Scaleless Aquatic Creatures 2: Red-Cooked Eel (紅煨鰻)

Braise the eel in wine and water until soft, adding sweet sauce instead of the usual autumn sauce.1 Reduce the broth, add fennel seeds and star anise, then plate it. There are three common errors when cooking this eel dish. First, the skin had become marked by wrinkles and folds, thus rendering it no longer tender. Second, its flesh falls apart in one’s bowl, making it impossible to pick up with chopsticks. Finally, when salted fermented beans2 are added too early when cooking, the eel’s flesh will no longer be tender. The household of Officer Zhu from Yangzhou is most skilled in making this dish. In general, red-cooked eel is best when its cooking juices are reduced, which allows the flavours to be fully absorbed into the flesh of the eel.

紅煨鰻
鰻魚用酒、水煨爛,加甜醬代秋油,入鍋收湯煨乾,加茴香、大料起鍋。有三病宜戒者︰一皮有皺紋,皮便不酥;一肉散碗中,箸夾不起;一早下鹽豉,入口不化。揚州朱分司家制之最精。大抵紅煨者以乾為貴,使鹵味收入鰻肉中。

Notes:
1Does Tianjiang (甜醬) refer to Tianmian Jiang (甜麵醬), or more like a sweeten soy sauce similar to Taiwanese thickened soy sauce (醬油膏)? While either could work taste-wise in the dish, I’m more inclined towards the latter since this would make the dish less muddy, which may be what Yuan Mei prefers.
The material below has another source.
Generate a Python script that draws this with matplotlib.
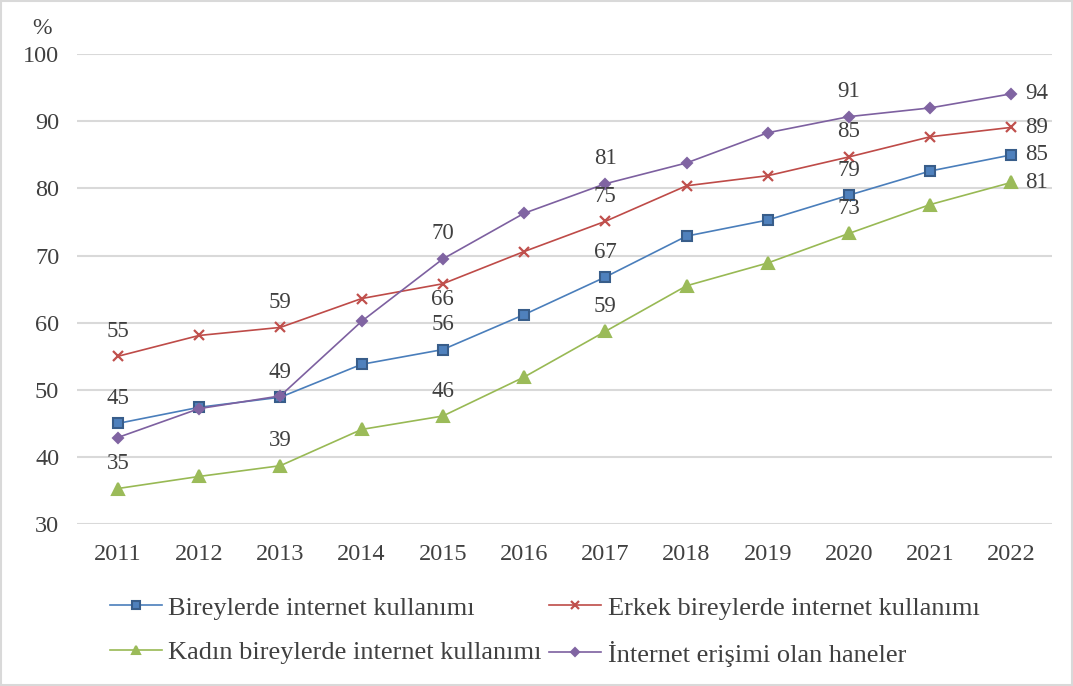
import matplotlib.pyplot as plt
from matplotlib.patches import Rectangle

plt.rcParams['font.family'] = ['Liberation Serif', 'DejaVu Serif']

years = ['2011', '2012', '2013', '2014', '2015', '2016', '2017', '2018', '2019', '2020', '2021', '2022']
bireyler = [45.0, 47.4, 48.9, 53.8, 56.0, 61.2, 66.8, 72.9, 75.3, 79.0, 82.6, 85.0]
erkek = [55.0, 58.1, 59.3, 63.6, 65.8, 70.6, 75.1, 80.4, 81.9, 84.7, 87.7, 89.1]
kadin = [35.3, 37.1, 38.7, 44.1, 46.1, 51.9, 58.7, 65.5, 68.9, 73.3, 77.6, 80.9]
haneler = [42.9, 47.2, 49.1, 60.2, 69.5, 76.3, 80.7, 83.8, 88.3, 90.7, 92.0, 94.1]

names = ['Bireylerde internet kullanımı', 'Erkek bireylerde internet kullanımı',
         'Kadın bireylerde internet kullanımı', 'İnternet erişimi olan haneler']

# which points get a value label
label_idx = [0, 2, 4, 6, 9]

fig = plt.figure(figsize=(10.73, 6.86), dpi=100)
ax = fig.add_axes([0.072, 0.236, 0.9085, 0.685])
fig.patches.append(Rectangle((0.001, 0.001), 0.998, 0.998, transform=fig.transFigure,
                             fill=False, edgecolor='#d9d9d9', linewidth=1.5))

x = list(range(len(years)))
series = [
    (bireyler, '#4a7ebb', 's', '#4f81bd', '#385d8a', 7),
    (erkek, '#be4b48', 'x', '#c0504d', '#c0504d', 7),
    (kadin, '#98b954', '^', '#9bbb59', '#9bbb59', 8),
    (haneler, '#7d60a0', 'D', '#8064a2', '#8064a2', 5.5),
]
lines = []
for (vals, lc, mk, mfc, mec, ms), nm in zip(series, names):
    l, = ax.plot(x, vals, color=lc, linewidth=1.2, marker=mk, markersize=ms,
                 markerfacecolor=mfc, markeredgecolor=mec, markeredgewidth=1.5 if mk != 'x' else 1.6,
                 label=nm, zorder=3)
    lines.append(l)

lab = dict(fontsize=16.5, color='#404040', ha='center', va='center')
for vals, skip in [(bireyler, []), (erkek, []), (kadin, []), (haneler, [0, 2])]:
    for i in label_idx:
        if i in skip:
            continue
        dy = 18
        if vals is erkek and i == 4:
            dy = -11
        ax.annotate('%d' % round(vals[i]), (i, vals[i]), xytext=(0, dy),
                    textcoords='offset points', **lab)
    ax.annotate('%d' % round(vals[-1]), (11, vals[-1]), xytext=(18, 0),
                textcoords='offset points', **lab)

ax.set_xlim(-0.5, 11.5)
ax.set_ylim(30, 100)
ax.set_yticks(range(30, 101, 10))
ax.set_xticks(x)
ax.set_xticklabels(years)
ax.grid(axis='y', color='#d9d9d9', linewidth=1.5)
ax.set_axisbelow(True)
for s in ax.spines.values():
    s.set_visible(False)
ax.tick_params(length=0, labelsize=17.5, labelcolor='#404040')
ax.tick_params(axis='x', pad=14.5)
ax.tick_params(axis='y', pad=13)
fig.text(0.039, 0.958, '%', fontsize=17, color='#404040', ha='center', va='center')

fig.legend(handles=[lines[0], lines[2], lines[1], lines[3]],
           labels=[names[0], names[2], names[1], names[3]],
           ncol=2, frameon=False, fontsize=19, loc='upper left',
           bbox_to_anchor=(0.1025, 0.131), borderpad=0, borderaxespad=0,
           handlelength=1.97, handletextpad=0.23,
           columnspacing=0.3, labelspacing=0.8, markerscale=0.75,
           labelcolor='#404040')

fig.savefig('out.png', dpi=100)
2Yanchi (鹽豉) is likely the same as the fermented black bean (豆豉). It is referenced in the Han Dynasty texts.

*Header image (not the best quality) shows the Changji red braised eel (昌吉紅燒炖鰻) restaurant in Taipei. The eel is of course excellent, but the rest of the food is also very good, highly recommended if you’re there!